** start DATA EXCERPT **

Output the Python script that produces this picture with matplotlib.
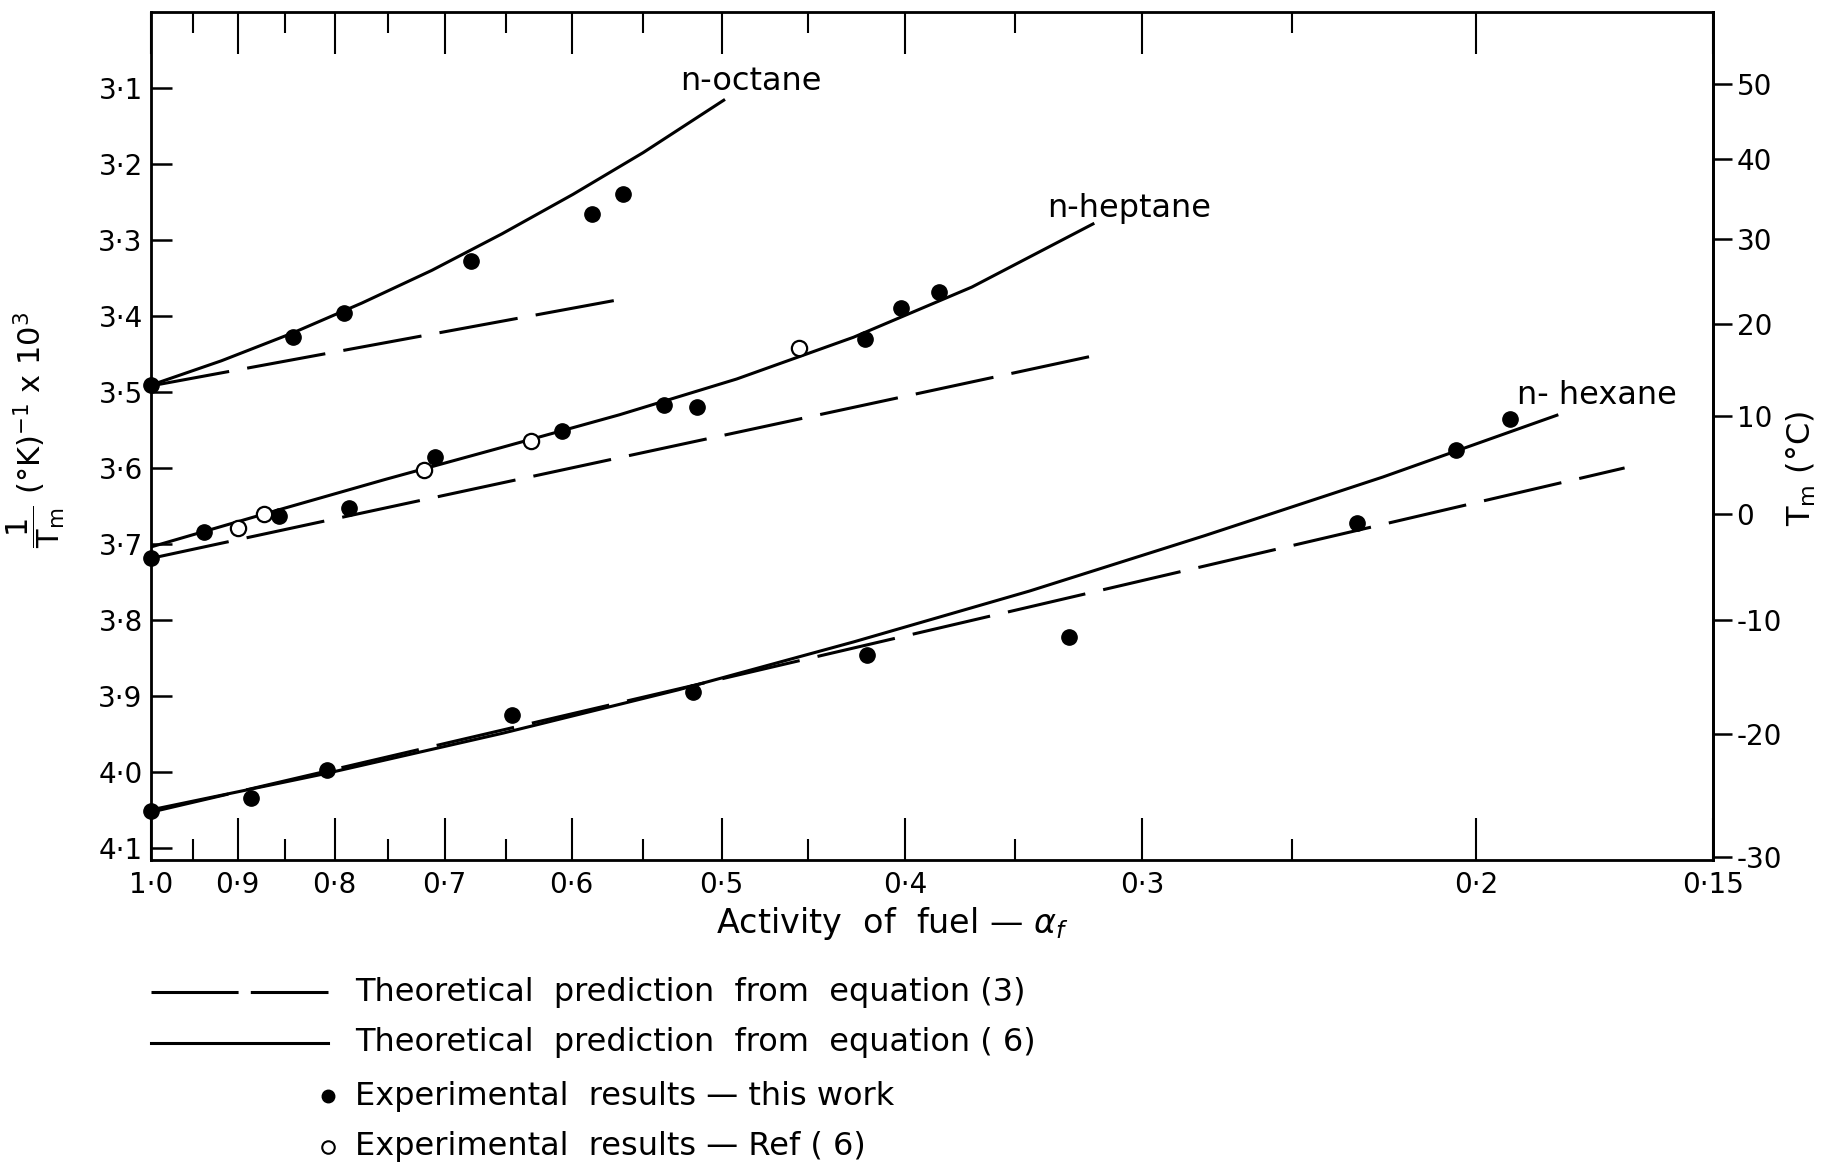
import numpy as np
import matplotlib
matplotlib.use('Agg')
import matplotlib.pyplot as plt
from matplotlib.ticker import FixedLocator, FixedFormatter, NullFormatter
from matplotlib.lines import Line2D

plt.rcParams['font.family'] = ['DejaVu Sans']
plt.rcParams['mathtext.fontset'] = 'dejavusans'

# ---- data: activity of fuel, 1/Tm x 10^3 ----
# n-octane
oct_eq6_a = [1.0, 0.918, 0.843, 0.774, 0.711, 0.653, 0.599, 0.550, 0.498]
oct_eq6_y = [3.491, 3.459, 3.423, 3.383, 3.340, 3.292, 3.240, 3.185, 3.115]
oct_eq3_a = [1.0, 0.562]
oct_eq3_y = [3.492, 3.377]
oct_pts_a = [1.0, 0.842, 0.791, 0.678, 0.585, 0.564]
oct_pts_y = [3.491, 3.428, 3.396, 3.328, 3.266, 3.240]

# n-heptane
hep_eq6_a = [1.0, 0.867, 0.752, 0.653, 0.566, 0.491, 0.426, 0.369, 0.318]
hep_eq6_y = [3.704, 3.659, 3.615, 3.573, 3.530, 3.483, 3.428, 3.362, 3.278]
hep_eq3_a = [1.0, 0.315]
hep_eq3_y = [3.719, 3.450]
hep_pts_a = [1.0, 0.938, 0.856, 0.786, 0.708, 0.607, 0.536, 0.515, 0.420, 0.402, 0.384]
hep_pts_y = [3.719, 3.684, 3.663, 3.653, 3.585, 3.552, 3.517, 3.520, 3.430, 3.389, 3.369]
hep_ref_a = [0.900, 0.872, 0.718, 0.630, 0.455]
hep_ref_y = [3.679, 3.661, 3.603, 3.565, 3.442]

# n-hexane
hex_eq6_a = [1.0, 0.808, 0.652, 0.527, 0.426, 0.344, 0.278, 0.224, 0.181]
hex_eq6_y = [4.050, 4.002, 3.949, 3.892, 3.829, 3.762, 3.689, 3.612, 3.530]
hex_eq3_a = [1.0, 0.167]
hex_eq3_y = [4.053, 3.600]
hex_pts_a = [1.0, 0.886, 0.808, 0.645, 0.518, 0.419, 0.328, 0.231, 0.205, 0.192]
hex_pts_y = [4.052, 4.035, 3.998, 3.925, 3.895, 3.846, 3.822, 3.673, 3.576, 3.535]

# axes ticks
x_major = [1.0, 0.9, 0.8, 0.7, 0.6, 0.5, 0.4, 0.3, 0.2, 0.15]
x_major_lbl = ['1·0', '0·9', '0·8', '0·7', '0·6', '0·5', '0·4', '0·3', '0·2', '0·15']
x_minor = [0.95, 0.85, 0.75, 0.65, 0.55, 0.45, 0.35, 0.25]
y_major = [3.1, 3.2, 3.3, 3.4, 3.5, 3.6, 3.7, 3.8, 3.9, 4.0, 4.1]
y_major_lbl = ['3·1', '3·2', '3·3', '3·4', '3·5', '3·6', '3·7', '3·8', '3·9', '4·0', '4·1']
t_celsius = [50, 40, 30, 20, 10, 0, -10, -20, -30]

W, H = 1823, 1165
fig = plt.figure(figsize=(W / 100, H / 100), dpi=100)
ax = fig.add_axes([151 / W, 1 - 860 / H, (1713 - 151) / W, (860 - 12) / H])

lw = 2.2
dash = (26, 6)
for a, y in [(oct_eq6_a, oct_eq6_y), (hep_eq6_a, hep_eq6_y), (hex_eq6_a, hex_eq6_y)]:
    ax.plot(a, y, color='black', lw=lw, solid_capstyle='butt', solid_joinstyle='round')
for a, y in [(oct_eq3_a, oct_eq3_y), (hep_eq3_a, hep_eq3_y), (hex_eq3_a, hex_eq3_y)]:
    ax.plot(a, y, color='black', lw=lw, dashes=dash)
for a, y in [(oct_pts_a, oct_pts_y), (hep_pts_a, hep_pts_y), (hex_pts_a, hex_pts_y)]:
    ax.plot(a, y, 'o', color='black', ms=11, clip_on=False, zorder=4)
ax.plot(hep_ref_a, hep_ref_y, 'o', mfc='white', mec='black', mew=1.6, ms=11, zorder=4)

ax.set_xscale('log')
ax.set_xlim(1.0, 0.15)
ax.set_ylim(4.116, 3.0)

ax.xaxis.set_major_locator(FixedLocator(x_major))
ax.xaxis.set_major_formatter(FixedFormatter(x_major_lbl))
ax.xaxis.set_minor_locator(FixedLocator(x_minor))
ax.xaxis.set_minor_formatter(NullFormatter())
ax.yaxis.set_major_locator(FixedLocator(y_major))
ax.yaxis.set_major_formatter(FixedFormatter(y_major_lbl))
ax.yaxis.set_minor_locator(FixedLocator([]))

ax.tick_params(axis='x', which='major', direction='in', length=30, width=1.5,
               top=True, labelsize=20, pad=8)
ax.tick_params(axis='x', which='minor', direction='in', length=15, width=1.5, top=True)
ax.tick_params(axis='y', which='major', direction='in', length=15, width=1.8,
               right=True, labelsize=20, pad=6)
for s in ax.spines.values():
    s.set_linewidth(2.0)

# right-hand temperature scale (°C) placed at 1000/(T+273.15)
ax2 = ax.twinx()
ax2.set_ylim(ax.get_ylim())
ax2.set_yticks([1000.0 / (t + 273.15) for t in t_celsius])
ax2.set_yticklabels([str(t) for t in t_celsius])
ax2.tick_params(axis='y', direction='out', length=14, width=1.8, labelsize=20, pad=3)
ax2.spines['right'].set_linewidth(2.0)

ax.annotate('n-octane', xy=(751 / W, 1 - 81 / H), xycoords='figure fraction',
            ha='center', va='center', fontsize=23)
ax.annotate('n-heptane', xy=(1129 / W, 1 - 209 / H), xycoords='figure fraction',
            ha='center', va='center', fontsize=23)
ax.annotate('n- hexane', xy=(1597 / W, 1 - 396 / H), xycoords='figure fraction',
            ha='center', va='center', fontsize=23)

fig.text(892 / W, 1 - 924 / H, r'Activity  of  fuel — $\alpha_f$', ha='center',
         va='center', fontsize=24)
fig.text(36 / W, 1 - 430 / H, r'$\dfrac{1}{\mathrm{T_m}}$ (°K)$^{-1}$ x 10$^3$',
         rotation=90, ha='center', va='center', fontsize=22)
fig.text(1801 / W, 1 - 468 / H, r'T$_\mathrm{m}$ (°C)', rotation=90,
         ha='center', va='center', fontsize=23)

# legend drawn below the axes
rows = [992, 1043, 1096, 1147]
x0, x1, xt = 151 / W, 328 / W, 355 / W
fig.add_artist(Line2D([x0, x1], [1 - rows[0] / H] * 2, color='black', lw=lw,
                      dashes=(28.5, 4)))
fig.add_artist(Line2D([x0, x1], [1 - rows[1] / H] * 2, color='black', lw=lw))
fig.add_artist(Line2D([x1], [1 - rows[2] / H], marker='o', color='black', ms=9))
fig.add_artist(Line2D([x1], [1 - rows[3] / H], marker='o', mfc='white', mec='black',
                      mew=1.5, ms=9))
legend_txt = ['Theoretical  prediction  from  equation (3)',
              'Theoretical  prediction  from  equation ( 6)',
              'Experimental  results — this work',
              'Experimental  results — Ref ( 6)']
for r, t in zip(rows, legend_txt):
    fig.text(xt, 1 - r / H, t, ha='left', va='center', fontsize=23)

fig.savefig('out.png', dpi=100)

** end DATA EXCERPT **

EXERCISE:
Repeat the listing above up to and including the line with "plt.rcParams['mathtext.fontset'] = 'dejavusans'", starting from its first line. Drop any pictures.

WORKED SOLUTION:
Output the Python script that produces this picture with matplotlib.
import numpy as np
import matplotlib
matplotlib.use('Agg')
import matplotlib.pyplot as plt
from matplotlib.ticker import FixedLocator, FixedFormatter, NullFormatter
from matplotlib.lines import Line2D

plt.rcParams['font.family'] = ['DejaVu Sans']
plt.rcParams['mathtext.fontset'] = 'dejavusans'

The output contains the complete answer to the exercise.